Dataset excerpts:
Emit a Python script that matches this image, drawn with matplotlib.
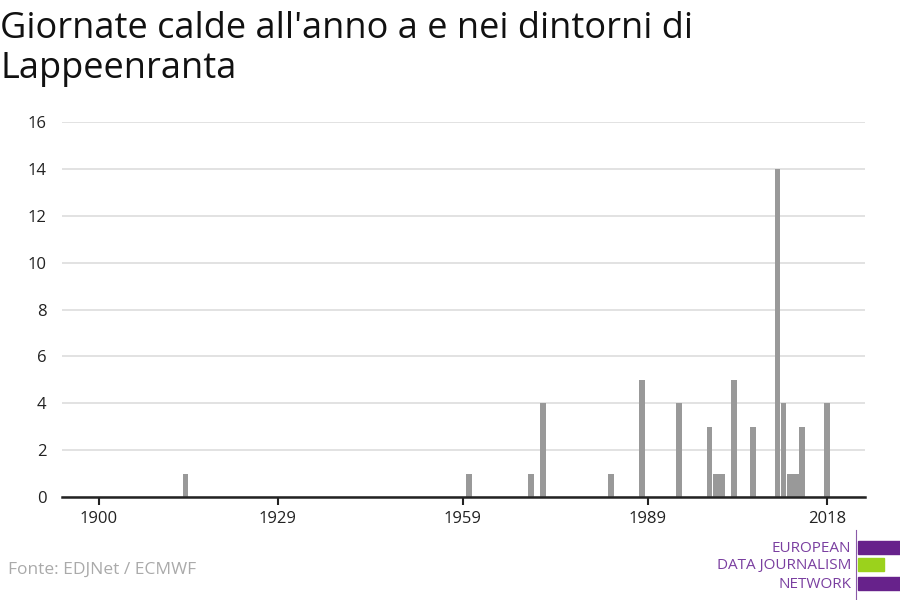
import matplotlib.pyplot as plt
from matplotlib.patches import Rectangle

years = [1914, 1960, 1970, 1972, 1983, 1988, 1994, 1999, 2000, 2001,
         2003, 2006, 2010, 2011, 2012, 2013, 2014, 2018]
hot_days = [1, 1, 1, 4, 1, 5, 4, 3, 1, 1, 5, 3, 14, 4, 1, 1, 3, 4]
x_ticks = [1900, 1929, 1959, 1989, 2018]
y_ticks = [0, 2, 4, 6, 8, 10, 12, 14, 16]

TITLE_LINES = ["Giornate calde all'anno a e nei dintorni di", "Lappeenranta"]
SOURCE = "Fonte: EDJNet / ECMWF"
LOGO_WORDS = ["EUROPEAN", "DATA JOURNALISM", "NETWORK"]
PURPLE = "#67228b"
GREEN = "#9bd21c"


def main():
    plt.rcParams['font.family'] = ['Open Sans', 'DejaVu Sans']
    fig = plt.figure(figsize=(9, 6), dpi=100)
    ax = fig.add_axes([62 / 900, 1 - 497 / 600, (865 - 62) / 900,
                       (497 - 122) / 600])

    ax.bar(years, hot_days, width=0.92, color="#999999", zorder=3)
    ax.set_xlim(1894, 2024.2)
    ax.set_ylim(0, 16)
    ax.set_xticks(x_ticks)
    ax.set_yticks(y_ticks)
    ax.tick_params(axis='x', length=6, width=1.5, color="#222222",
                   labelsize=12, pad=4, labelcolor="#222222")
    ax.tick_params(axis='y', length=0, labelsize=12, pad=11,
                   labelcolor="#222222")
    ax.grid(axis='y', color="#dddddd", linewidth=1.2, zorder=0)
    for side in ["top", "right", "left"]:
        ax.spines[side].set_visible(False)
    ax.spines["bottom"].set_color("#222222")
    ax.spines["bottom"].set_linewidth(1.8)
    ax.spines["bottom"].set_zorder(4)

    for y0, line in zip([38, 78], TITLE_LINES):
        fig.text(0.0, 1 - y0 / 600, line, fontsize=26, va='baseline',
                 ha='left', color="#111111")
    fig.text(8 / 900, 1 - 570 / 600, SOURCE, fontsize=12.5, va='center',
             ha='left', color="#aaaaaa")

    # logo
    fig.add_artist(plt.Line2D([856 / 900, 856 / 900], [0, 1 - 530 / 600],
                              color="#8a5aa8", linewidth=0.8,
                              transform=fig.transFigure))
    for y0, x1, c in [(541, 900, PURPLE), (558, 884, GREEN),
                      (577, 900, PURPLE)]:
        fig.add_artist(Rectangle((858 / 900, 1 - (y0 + 12.5) / 600),
                                 (x1 - 858) / 900, 12.5 / 600, color=c,
                                 transform=fig.transFigure))
    for y0, txt in zip([548, 566, 584], LOGO_WORDS):
        fig.text(851 / 900, 1 - y0 / 600, txt, fontsize=11, ha='right',
                 va='center', color="#7a3fa0")

    fig.savefig("out.png", dpi=100)


if __name__ == "__main__":
    main()
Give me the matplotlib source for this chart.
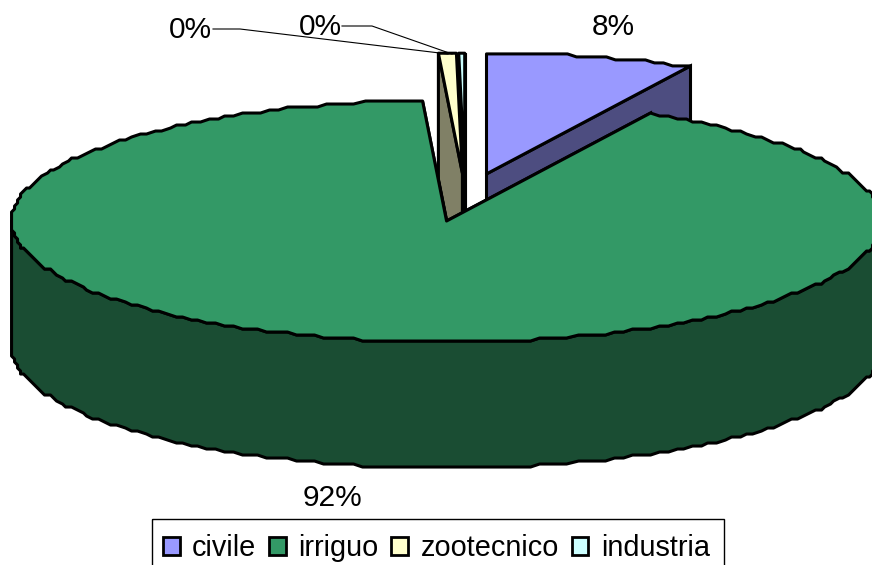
import numpy as np
import matplotlib
matplotlib.use('Agg')
import matplotlib.pyplot as plt
from matplotlib.patches import Patch, Rectangle

plt.rcParams['font.family'] = ['Liberation Sans', 'DejaVu Sans']

# water use shares, clockwise from 12 o'clock
categories = ['civile', 'irriguo', 'zootecnico', 'industria']
values = [7.8, 91.35, 0.6, 0.25]
labels = ['8%', '92%', '0%', '0%']
top_colors = ['#9999FF', '#339966', '#FFFFCC', '#CCFFFF']
side_colors = ['#4D4D80', '#1A4D33', '#808066', '#668080']

# pie geometry in pixels
cx, cy = 465.4, 197.4
rx, ry = 435, 121
depth = 126
explode = 0.2
line = 2.2

fig = plt.figure(figsize=(8.72, 5.65), dpi=100)
ax = fig.add_axes([0, 0, 1, 1])
ax.set_xlim(0, 872)
ax.set_ylim(565, 0)
ax.axis('off')


def rim(t):
    # angle in radians clockwise from top, rounded to mimic the coarse outline
    x = rx * np.sin(t)
    y = -ry * np.cos(t)
    return np.round(x / 3) * 3, np.round(y / 3) * 3


edges = np.radians(np.cumsum([0] + values) / sum(values) * 360)
wedges = []
for i in range(len(values)):
    t0, t1 = edges[i], edges[i + 1]
    mid = (t0 + t1) / 2
    ox = cx + explode * rx * np.sin(mid)
    oy = cy - explode * ry * np.cos(mid)
    n = max(2, int(np.degrees(t1 - t0) / 1.3) + 1)
    ts = np.linspace(t0, t1, n)
    xs, ys = rim(ts)
    wedges.append((ox, oy, ts, xs + ox, ys + oy))

# back to front: small slices, civile, then the big one
for i in [3, 2, 0, 1]:
    ox, oy, ts, xs, ys = wedges[i]
    # radial faces, the far one first
    for j in ([0, -1] if i == 0 else [-1, 0]):
        ax.fill([ox, xs[j], xs[j], ox], [oy, ys[j], ys[j] + depth, oy + depth],
                facecolor=side_colors[i], edgecolor='black', lw=line, joinstyle='miter')
    # outer wall, only the part facing the viewer
    front = (ts > np.pi / 2) & (ts < 3 * np.pi / 2)
    if front.any():
        fx, fy = xs[front], ys[front]
        ax.fill(np.r_[fx, fx[::-1]], np.r_[fy, fy[::-1] + depth],
                facecolor=side_colors[i], edgecolor='black', lw=line, joinstyle='round')
    ax.fill(np.r_[ox, xs], np.r_[oy, ys], facecolor=top_colors[i], edgecolor='black',
            lw=line, joinstyle='round')

# leader lines for the two small slices
ax.plot([213, 240, 448], [29, 29, 54], color='black', lw=0.8)
ax.plot([342, 372, 452], [26, 26, 54], color='black', lw=0.8)

ax.text(613, 27, labels[0], fontsize=21.5, ha='center', va='center')
ax.text(332, 498.5, labels[1], fontsize=21.5, ha='center', va='center')
ax.text(190, 29.5, labels[2], fontsize=21.5, ha='center', va='center')
ax.text(320, 27, labels[3], fontsize=21.5, ha='center', va='center')

# legend box runs off the bottom of the figure
ax.add_patch(Rectangle((152, 519), 572, 60, fill=False, edgecolor='black', lw=1))
handles = [Patch(facecolor=c, edgecolor='black', lw=2) for c in top_colors]
leg = ax.legend(handles, categories, loc='upper left', bbox_to_anchor=(152, 523.5),
                bbox_transform=ax.transData, ncol=4, fontsize=20.8, frameon=False,
                borderaxespad=0, handlelength=0.58, handleheight=0.58,
                handletextpad=0.43, columnspacing=0.44, borderpad=0.38)

fig.savefig('out.png', dpi=100)
plt.close(fig)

Work instructions: All of the entries above should be copied exactly, except for the pictures.

Response:
Emit a Python script that matches this image, drawn with matplotlib.
import matplotlib.pyplot as plt
from matplotlib.patches import Rectangle

years = [1914, 1960, 1970, 1972, 1983, 1988, 1994, 1999, 2000, 2001,
         2003, 2006, 2010, 2011, 2012, 2013, 2014, 2018]
hot_days = [1, 1, 1, 4, 1, 5, 4, 3, 1, 1, 5, 3, 14, 4, 1, 1, 3, 4]
x_ticks = [1900, 1929, 1959, 1989, 2018]
y_ticks = [0, 2, 4, 6, 8, 10, 12, 14, 16]

TITLE_LINES = ["Giornate calde all'anno a e nei dintorni di", "Lappeenranta"]
SOURCE = "Fonte: EDJNet / ECMWF"
LOGO_WORDS = ["EUROPEAN", "DATA JOURNALISM", "NETWORK"]
PURPLE = "#67228b"
GREEN = "#9bd21c"


def main():
    plt.rcParams['font.family'] = ['Open Sans', 'DejaVu Sans']
    fig = plt.figure(figsize=(9, 6), dpi=100)
    ax = fig.add_axes([62 / 900, 1 - 497 / 600, (865 - 62) / 900,
                       (497 - 122) / 600])

    ax.bar(years, hot_days, width=0.92, color="#999999", zorder=3)
    ax.set_xlim(1894, 2024.2)
    ax.set_ylim(0, 16)
    ax.set_xticks(x_ticks)
    ax.set_yticks(y_ticks)
    ax.tick_params(axis='x', length=6, width=1.5, color="#222222",
                   labelsize=12, pad=4, labelcolor="#222222")
    ax.tick_params(axis='y', length=0, labelsize=12, pad=11,
                   labelcolor="#222222")
    ax.grid(axis='y', color="#dddddd", linewidth=1.2, zorder=0)
    for side in ["top", "right", "left"]:
        ax.spines[side].set_visible(False)
    ax.spines["bottom"].set_color("#222222")
    ax.spines["bottom"].set_linewidth(1.8)
    ax.spines["bottom"].set_zorder(4)

    for y0, line in zip([38, 78], TITLE_LINES):
        fig.text(0.0, 1 - y0 / 600, line, fontsize=26, va='baseline',
                 ha='left', color="#111111")
    fig.text(8 / 900, 1 - 570 / 600, SOURCE, fontsize=12.5, va='center',
             ha='left', color="#aaaaaa")

    # logo
    fig.add_artist(plt.Line2D([856 / 900, 856 / 900], [0, 1 - 530 / 600],
                              color="#8a5aa8", linewidth=0.8,
                              transform=fig.transFigure))
    for y0, x1, c in [(541, 900, PURPLE), (558, 884, GREEN),
                      (577, 900, PURPLE)]:
        fig.add_artist(Rectangle((858 / 900, 1 - (y0 + 12.5) / 600),
                                 (x1 - 858) / 900, 12.5 / 600, color=c,
                                 transform=fig.transFigure))
    for y0, txt in zip([548, 566, 584], LOGO_WORDS):
        fig.text(851 / 900, 1 - y0 / 600, txt, fontsize=11, ha='right',
                 va='center', color="#7a3fa0")

    fig.savefig("out.png", dpi=100)


if __name__ == "__main__":
    main()
Give me the matplotlib source for this chart.
import numpy as np
import matplotlib
matplotlib.use('Agg')
import matplotlib.pyplot as plt
from matplotlib.patches import Patch, Rectangle

plt.rcParams['font.family'] = ['Liberation Sans', 'DejaVu Sans']

# water use shares, clockwise from 12 o'clock
categories = ['civile', 'irriguo', 'zootecnico', 'industria']
values = [7.8, 91.35, 0.6, 0.25]
labels = ['8%', '92%', '0%', '0%']
top_colors = ['#9999FF', '#339966', '#FFFFCC', '#CCFFFF']
side_colors = ['#4D4D80', '#1A4D33', '#808066', '#668080']

# pie geometry in pixels
cx, cy = 465.4, 197.4
rx, ry = 435, 121
depth = 126
explode = 0.2
line = 2.2

fig = plt.figure(figsize=(8.72, 5.65), dpi=100)
ax = fig.add_axes([0, 0, 1, 1])
ax.set_xlim(0, 872)
ax.set_ylim(565, 0)
ax.axis('off')


def rim(t):
    # angle in radians clockwise from top, rounded to mimic the coarse outline
    x = rx * np.sin(t)
    y = -ry * np.cos(t)
    return np.round(x / 3) * 3, np.round(y / 3) * 3


edges = np.radians(np.cumsum([0] + values) / sum(values) * 360)
wedges = []
for i in range(len(values)):
    t0, t1 = edges[i], edges[i + 1]
    mid = (t0 + t1) / 2
    ox = cx + explode * rx * np.sin(mid)
    oy = cy - explode * ry * np.cos(mid)
    n = max(2, int(np.degrees(t1 - t0) / 1.3) + 1)
    ts = np.linspace(t0, t1, n)
    xs, ys = rim(ts)
    wedges.append((ox, oy, ts, xs + ox, ys + oy))

# back to front: small slices, civile, then the big one
for i in [3, 2, 0, 1]:
    ox, oy, ts, xs, ys = wedges[i]
    # radial faces, the far one first
    for j in ([0, -1] if i == 0 else [-1, 0]):
        ax.fill([ox, xs[j], xs[j], ox], [oy, ys[j], ys[j] + depth, oy + depth],
                facecolor=side_colors[i], edgecolor='black', lw=line, joinstyle='miter')
    # outer wall, only the part facing the viewer
    front = (ts > np.pi / 2) & (ts < 3 * np.pi / 2)
    if front.any():
        fx, fy = xs[front], ys[front]
        ax.fill(np.r_[fx, fx[::-1]], np.r_[fy, fy[::-1] + depth],
                facecolor=side_colors[i], edgecolor='black', lw=line, joinstyle='round')
    ax.fill(np.r_[ox, xs], np.r_[oy, ys], facecolor=top_colors[i], edgecolor='black',
            lw=line, joinstyle='round')

# leader lines for the two small slices
ax.plot([213, 240, 448], [29, 29, 54], color='black', lw=0.8)
ax.plot([342, 372, 452], [26, 26, 54], color='black', lw=0.8)

ax.text(613, 27, labels[0], fontsize=21.5, ha='center', va='center')
ax.text(332, 498.5, labels[1], fontsize=21.5, ha='center', va='center')
ax.text(190, 29.5, labels[2], fontsize=21.5, ha='center', va='center')
ax.text(320, 27, labels[3], fontsize=21.5, ha='center', va='center')

# legend box runs off the bottom of the figure
ax.add_patch(Rectangle((152, 519), 572, 60, fill=False, edgecolor='black', lw=1))
handles = [Patch(facecolor=c, edgecolor='black', lw=2) for c in top_colors]
leg = ax.legend(handles, categories, loc='upper left', bbox_to_anchor=(152, 523.5),
                bbox_transform=ax.transData, ncol=4, fontsize=20.8, frameon=False,
                borderaxespad=0, handlelength=0.58, handleheight=0.58,
                handletextpad=0.43, columnspacing=0.44, borderpad=0.38)

fig.savefig('out.png', dpi=100)
plt.close(fig)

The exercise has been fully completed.